How social media can make you look smart
Social media like Facebook and Twitter can be sites of great social learning, but don't help people develop more reflective thinking skills.
Fri, Feb 07, 2014 at 03:06 PM
If Google is making users stupid, then social networks like Facebook may be making people seem smart without actually being so.
That's the conclusion of a new study, published on Feb. 4 in the Journal of the Royal Society Interface. The researchers found that people often learn the right answers through copying them via a social network, but they don't pick up the analytical process needed to arrive at those answers.
"When we learn by observing what others do, we recognize and adopt good information and behaviors, but that does not make us any more likely to be able to arrive at the same kind of information or behavior independently," said study co-author Iyad Rahwan, a computing and information sciences researcher at the Masdar Institute in the United Arab Emirates. [10 Ways to Keep Your Mind Sharp]
The Internet's effect on human learning has been hotly debated. Past research has shown that the tendency to "Google" for information has made people less smart, or at least less able to concentrate and retain information. But the effect of social networks on learning was less well understood.
Though it gets a bad rap, simply copying what other people say can be much more efficient than thoughtful learning. This social learning may have helped humans in the evolutionary past, by allowing them quickly to adopt new technologies and strategies. For instance, blindly copying every facet of a bow and arrow is a quick and easy way to hunt more animals. By contrast, figuring out whether the paint color, dimensions, or material were critical to the bow's function would take a lot more trouble, Rahwan said.
But being a copycat has its downsides, because humans often lean on simple social imitation when they could learn deeper lessons themselves using slow, reflective thinking.
To see how social networks affected learning, Rahwan and colleagues asked people to answer a series of three questions that have an intuitive — but wrong — answer. One typical question would be: "A bat and a ball cost $1.10 in total. The bat costs $1.00 more than the ball. How much does the ball cost?"

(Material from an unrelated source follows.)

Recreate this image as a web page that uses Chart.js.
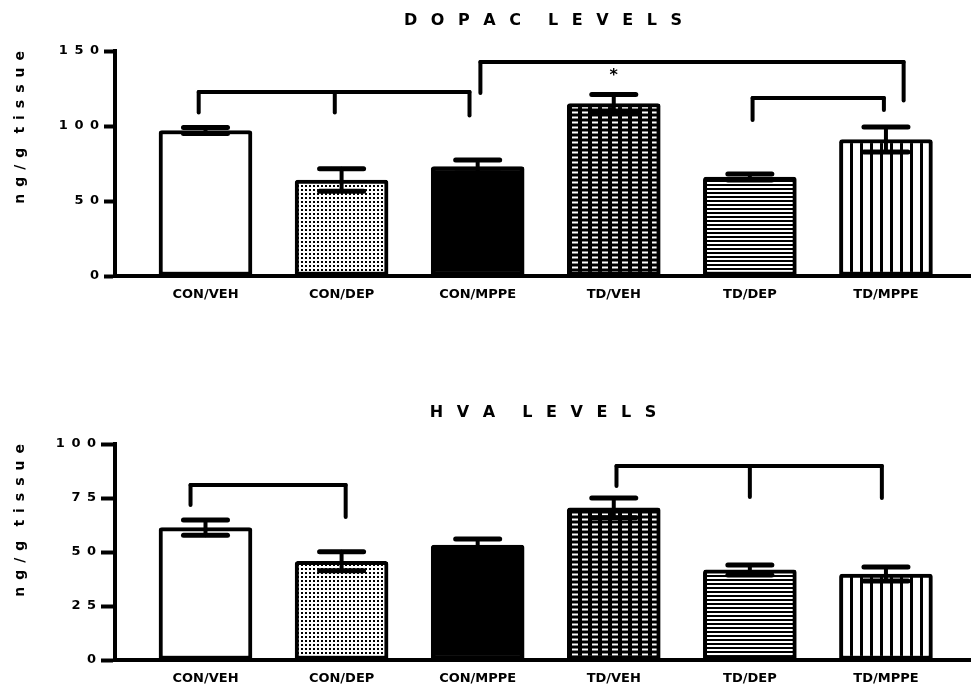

Snap thinking would lead people to say the bat costs $1.00 and the ball costs 10 cents, but that's wrong. If people do the (very simple) math, they quickly realize that the bat costs $1.05 and the ball costs 5 cents.
All of the questions had different ways of solving them, but all required volunteers to tune out the intuitive answer and start thinking more deliberately about the problem.
Initially, participants were left to puzzle out these problems on their own. But in follow-up trials, they could see how other participants answered in past rounds, without knowing whether those answers were right.
Seeing how other people answered the same questions did make people respond correctly to that particular question. But the results did not extend to different questions. The results suggest that people were simply copying the answers, but not the slow thinking process, needed to arrive at the answer.
Social network influence
The findings suggest that social networks such as Facebook and Twitter can be incredibly powerful means of disseminating good ideas.
"It amplifies our opportunities for social learning," Rahwan said. Provided that people seek out diverse and reliable sources of information, that's a good thing, he said.
"The problem is that this process makes us look smarter, without actually making us smarter," Rahwan said. "So society as a whole appears more thoughtful, without the individuals actually becoming more thoughtful."